Re: First cut of Huffman encoding in compression document.

Random proposal, not sure if it's feasible.

Would it be possible to explicitly map EOS to '0000000', and therefore we
can just say to pad with 0s until the next byte boundary?


On Thu, Oct 17, 2013 at 5:29 PM, Roberto Peon <grmocg@gmail.com> wrote:

> I know, I could instead state that the padding must be any code >= 7 bits,
> but then implementations have to choose which character is to be used for
> this, and that might vary based on the frequency table. Bleh.
>
> By using EOS, we guarantee that when the table changes, then the symbol
> one encodes as padding is always the same symbol.
>
> Do you want to reopen the issue so we discuss it at Vancouver, or do you
> find that persuasive?
>
> -=R
>
>
> On Thu, Oct 17, 2013 at 5:14 PM, Ilari Liusvaara <
> ilari.liusvaara@elisanet.fi> wrote:
>
>> On Thu, Oct 17, 2013 at 02:32:19PM -0700, Roberto Peon wrote:
>> > On Thu, Oct 17, 2013 at 2:15 PM, Fred Akalin <akalin@google.com> wrote:
>> > >
>> > > - I may be missing something, but I'm not sure why we need a string
>> > > literal to be both length-delimited and have an end marker.

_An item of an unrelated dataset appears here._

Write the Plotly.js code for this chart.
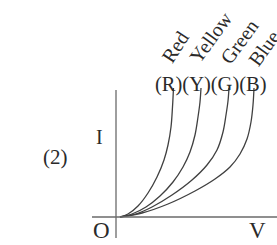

I'd
>> prefer just
>> > > having the length and assigning the short encoding for EOS to
>> something
>> > > else.
>> > >
>> >
>> > Since length is in bytes instead of bits, but huffman encoded things are
>> > bit based, you need either to represent length in bits (which makes the
>> > lengths bigger), or you need to ensure that the padding used to get to
>> the
>> > next byte boundary at the end of the string cannot be interpreted as a
>> > valid huffman-code.
>>
>> You don't need EOS code for this.
>>
>> This is because there are more than 128 source symbols and target alphabet
>> is binary, and thus there exists 8+ bit code. Prefix of that can act as
>> padding, it can't be mixed up with valid symbol.
>>
>> -Ilari
>>
>
>

Received on Friday, 18 October 2013 00:39:11 UTC